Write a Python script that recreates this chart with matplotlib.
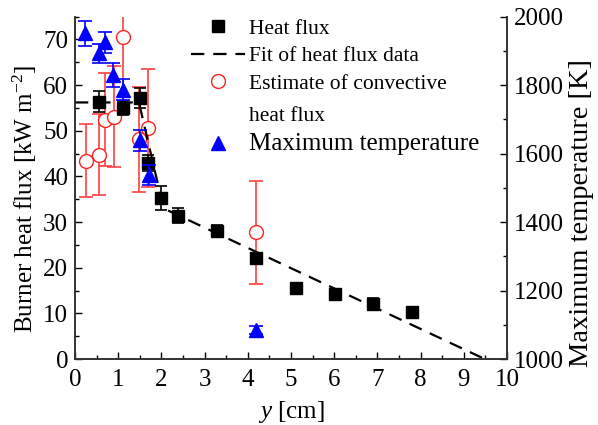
import matplotlib
matplotlib.use("Agg")
import matplotlib.pyplot as plt
import matplotlib.transforms as mtransforms
from matplotlib.ticker import MultipleLocator
from matplotlib.lines import Line2D

plt.rcParams['font.family'] = 'Liberation Serif'
plt.rcParams['mathtext.fontset'] = 'custom'
plt.rcParams['mathtext.rm'] = 'Liberation Serif'
plt.rcParams['mathtext.it'] = 'Liberation Serif:italic'

# heat flux measurements
hf_x = [0.56, 1.10, 1.50, 1.68, 2.00, 2.39, 3.28, 4.20, 5.11, 6.02, 6.91, 7.81]
hf_y = [56.4, 55.0, 57.1, 42.9, 35.3, 31.4, 28.0, 22.1, 15.5, 14.3, 12.1, 10.3]
hf_err = [2.3, 1.5, 2.2, 1.8, 2.6, 1.6, 1.3, 1.1, 1.2, 0.8, 1.3, 0.8]

# fit of heat flux
fit_x = [0.0, 1.48, 2.05, 9.49]
fit_y = [56.2, 56.2, 33.0, 0.0]

# convective estimate
cv_x = [0.25, 0.56, 0.69, 0.90, 1.10, 1.49, 1.70, 4.20]
cv_y = [43.4, 44.8, 52.4, 53.1, 70.6, 48.1, 50.6, 27.8]
cv_err = [8.0, 8.8, 10.2, 11.0, 17.0, 11.4, 13.0, 11.3]

# max temperature
tm_x = [0.23, 0.56, 0.69, 0.89, 1.10, 1.50, 1.71, 4.20]
tm_y = [1951, 1893, 1925, 1829, 1787, 1639, 1537, 1085]
tm_err = [36, 28, 30, 35, 31, 31, 29, 12]

fig = plt.figure(figsize=(5.98, 4.25), dpi=100)
ax = fig.add_axes([0.1254, 0.155, 0.7224, 0.806])
ax2 = ax.twinx()

ax.errorbar(cv_x, cv_y, yerr=cv_err, fmt='o', ms=10, mfc='white', mec='#ff2020',
            ecolor='#ff4040', elinewidth=1.2, capsize=5, capthick=1.2, zorder=2)
ax.plot(fit_x, fit_y, color='black', lw=1.6, ls=(0, (6, 4)), zorder=3)
ax.errorbar(hf_x, hf_y, yerr=hf_err, fmt='s', ms=8, color='black',
            elinewidth=1.2, capsize=4, capthick=1.2, zorder=4)

ax2.errorbar(tm_x, tm_y, yerr=tm_err, fmt='^', ms=10, color='blue',
             ecolor='blue', elinewidth=1.2, capsize=5, capthick=1.2)

ax.set_xlim(0, 10)
ax.set_ylim(0, 75)
ax2.set_ylim(1000, 2000)
ax.xaxis.set_major_locator(MultipleLocator(1))
ax.xaxis.set_minor_locator(MultipleLocator(0.5))
ax.yaxis.set_major_locator(MultipleLocator(10))
ax.yaxis.set_minor_locator(MultipleLocator(5))
ax2.yaxis.set_major_locator(MultipleLocator(200))
ax2.yaxis.set_minor_locator(MultipleLocator(100))

for a in (ax, ax2):
    a.spines['top'].set_visible(False)
    for s in a.spines.values():
        s.set_linewidth(1.2)
        s.set_color('#333333')
    a.tick_params(which='both', direction='in', labelsize=18, width=1.0, pad=5)
    a.tick_params(which='major', length=5)
    a.tick_params(which='minor', length=3)
ax.tick_params(axis='y', right=False)
ax.tick_params(axis='x', pad=7)
ax2.tick_params(axis='y', left=False)

ax.set_xlabel('$y$ [cm]', fontsize=18, labelpad=6)
ax.set_ylabel('Burner heat flux [kW m$^{-2}$]', fontsize=18, labelpad=3, y=0.467)
ax2.set_ylabel('Maximum temperature [K]', fontsize=20.5, labelpad=4, y=0.426)

handles = [
    Line2D([], [], marker='s', ms=8, color='black', ls='none'),
    Line2D([], [], color='black', lw=1.6, ls=(0, (6, 4))),
    Line2D([], [], marker='o', ms=10, mfc='white', mec='#ff2020', ls='none'),
    Line2D([], [], ls='none'),
    Line2D([], [], marker='^', ms=10, color='blue', ls='none'),
]
labels = ['Heat flux', 'Fit of heat flux data', 'Estimate of convective',
          'heat flux', 'Maximum temperature']
leg = ax.legend(handles, labels, loc='upper left', bbox_to_anchor=(0.224, 1.05),
                frameon=False, fontsize=15.5, handlelength=2.5, handletextpad=0.2,
                labelspacing=0.34)
texts = leg.get_texts()
texts[4].set_fontsize(18)

# nudge the wrapped line and the last entry down a little
down = mtransforms.ScaledTranslation(0, -0.05, fig.dpi_scale_trans)
texts[3].set_transform(texts[3].get_transform() + down)
texts[4].set_transform(texts[4].get_transform() + down)
leg.legend_handles[4].set_transform(leg.legend_handles[4].get_transform() + down)

fig.savefig('out.png', dpi=100)
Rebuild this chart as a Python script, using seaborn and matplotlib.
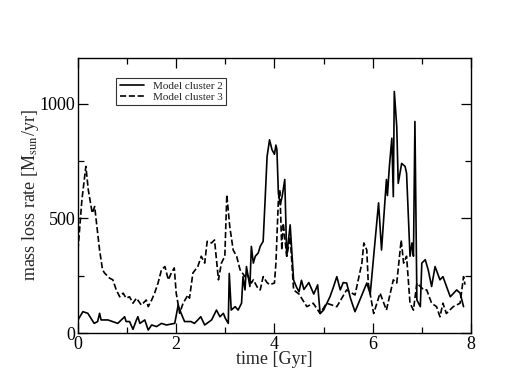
import numpy as np
import pandas as pd
import seaborn as sns
import matplotlib
matplotlib.use('Agg')
import matplotlib.pyplot as plt
from matplotlib.ticker import MultipleLocator

# cluster 2 (solid)
t2 = [0.0, 0.1, 0.2, 0.33, 0.4, 0.44, 0.47, 0.61, 0.81, 0.95, 0.98, 1.05, 1.12, 1.19, 1.22, 1.26,
      1.36, 1.43, 1.5, 1.6, 1.7, 1.8, 1.97, 2.04, 2.1, 2.17, 2.3, 2.37, 2.44, 2.5, 2.58, 2.72,
      2.82, 2.89, 2.96, 3.0, 3.06, 3.08, 3.12, 3.2, 3.26, 3.33, 3.36, 3.4, 3.43, 3.5, 3.53, 3.57,
      3.61, 3.67, 3.71, 3.77, 3.81, 3.85, 3.9, 3.95, 4.0, 4.03, 4.05, 4.08, 4.12, 4.16, 4.21, 4.25,
      4.32, 4.39, 4.45, 4.5, 4.55, 4.6, 4.7, 4.8, 4.88, 4.93, 5.0, 5.13, 5.2, 5.27, 5.34, 5.4,
      5.47, 5.55, 5.64, 5.75, 5.88, 5.95, 6.02, 6.12, 6.18, 6.28, 6.3, 6.34, 6.39, 6.42, 6.44, 6.49,
      6.52, 6.59, 6.66, 6.69, 6.76, 6.8, 6.83, 6.86, 6.9, 6.97, 7.0, 7.07, 7.13, 7.2, 7.27, 7.37,
      7.43, 7.58, 7.71, 7.78, 7.85]
m2 = [57, 93, 86, 42, 50, 86, 57, 57, 42, 71, 50, 50, 16, 57, 71, 42,
      57, 13, 35, 28, 42, 35, 42, 122, 86, 50, 50, 42, 57, 71, 35, 57,
      100, 71, 86, 64, 42, 260, 100, 115, 100, 130, 246, 188, 290, 203, 378, 305,
      335, 349, 378, 400, 581, 770, 843, 800, 780, 820, 800, 610, 560, 600, 670, 335,
      472, 231, 200, 180, 230, 190, 220, 170, 210, 85, 100, 158, 200, 246, 188, 220,
      218, 150, 93, 150, 218, 170, 335, 568, 362, 670, 600, 727, 850, 595, 1054, 901,
      653, 740, 727, 697, 335, 393, 335, 923, 144, 115, 305, 320, 276, 203, 290, 232,
      246, 158, 188, 174, 115]

# cluster 3 (dashed)
t3 = [0.0, 0.08, 0.16, 0.21, 0.29, 0.34, 0.37, 0.44, 0.5, 0.54, 0.64, 0.71, 0.78, 0.85, 0.92, 0.98,
      1.05, 1.12, 1.19, 1.29, 1.39, 1.43, 1.5, 1.56, 1.63, 1.7, 1.77, 1.84, 1.9, 1.96, 2.0, 2.07,
      2.14, 2.24, 2.27, 2.34, 2.44, 2.51, 2.58, 2.63, 2.72, 2.78, 2.86, 2.92, 2.99, 3.03, 3.09, 3.16,
      3.23, 3.3, 3.4, 3.43, 3.53, 3.57, 3.65, 3.71, 3.77, 3.85, 3.9, 4.0, 4.03, 4.08, 4.11, 4.15,
      4.18, 4.25, 4.32, 4.39, 4.5, 4.66, 4.79, 4.93, 5.06, 5.27, 5.47, 5.64, 5.78, 5.82, 5.88, 5.91,
      6.02, 6.15, 6.28, 6.42, 6.49, 6.58, 6.63, 6.69, 6.76, 6.83, 6.9, 7.04, 7.1, 7.2, 7.3, 7.37,
      7.43, 7.5, 7.64, 7.78, 7.85, 7.88]
m3 = [362, 581, 727, 625, 523, 552, 494, 362, 276, 262, 240, 232, 188, 158, 174, 152,
      158, 130, 152, 122, 144, 115, 144, 174, 218, 276, 290, 232, 262, 284, 174, 86,
      130, 166, 152, 262, 290, 335, 305, 400, 393, 406, 232, 305, 335, 603, 465, 362,
      335, 276, 246, 262, 218, 232, 200, 188, 246, 220, 211, 218, 305, 581, 625, 362,
      479, 335, 420, 188, 170, 115, 130, 85, 130, 115, 188, 166, 305, 393, 362, 218,
      85, 174, 100, 232, 218, 406, 305, 335, 130, 100, 218, 188, 188, 130, 115, 71,
      130, 85, 115, 130, 246, 211]

df2 = pd.DataFrame({'time': t2, 'rate': m2})
df3 = pd.DataFrame({'time': t3, 'rate': m3})

sns.set_theme(style='ticks')
plt.rcParams['font.family'] = ['Liberation Serif', 'DejaVu Serif']
plt.rcParams['mathtext.fontset'] = 'stix'

fig = plt.figure(figsize=(5.08, 3.92), dpi=100)
ax = fig.add_axes([0.1535, 0.1505, 0.7735, 0.7015])

sns.lineplot(data=df2, x='time', y='rate', ax=ax, color='black', lw=1.2, label='Model cluster 2')
sns.lineplot(data=df3, x='time', y='rate', ax=ax, color='black', lw=1.2, linestyle='--',
             dashes=(5, 3), label='Model cluster 3')

ax.set_xlim(0, 8)
ax.set_ylim(0, 1200)
ax.xaxis.set_major_locator(MultipleLocator(2))
ax.xaxis.set_minor_locator(MultipleLocator(1))
ax.yaxis.set_major_locator(MultipleLocator(500))
ax.yaxis.set_minor_locator(MultipleLocator(250))
ax.tick_params(which='both', direction='in', top=True, right=True, labelsize=13, colors='black', width=0.9)
ax.tick_params(which='major', length=7, pad=2)
ax.tick_params(which='minor', length=4)
for s in ax.spines.values():
    s.set_linewidth(1.0)
    s.set_color('black')

ax.set_xlabel('time [Gyr]', fontsize=13, labelpad=-1)
ax.set_ylabel(r'mass loss rate [M$_{\mathrm{sun}}$/yr]', fontsize=13, labelpad=-1)

leg = ax.legend(loc='upper left', bbox_to_anchor=(0.098, 0.928), fontsize=8, frameon=True,
                fancybox=False, handlelength=2.2, borderpad=0.3, labelspacing=0.1,
                handletextpad=0.8, borderaxespad=0)
leg.get_frame().set_edgecolor('black')
leg.get_frame().set_linewidth(0.8)

fig.savefig('out.png', dpi=100)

= = =

Return all lines containing "seaborn".

Rebuild this chart as a Python script, using seaborn and matplotlib.
import seaborn as sns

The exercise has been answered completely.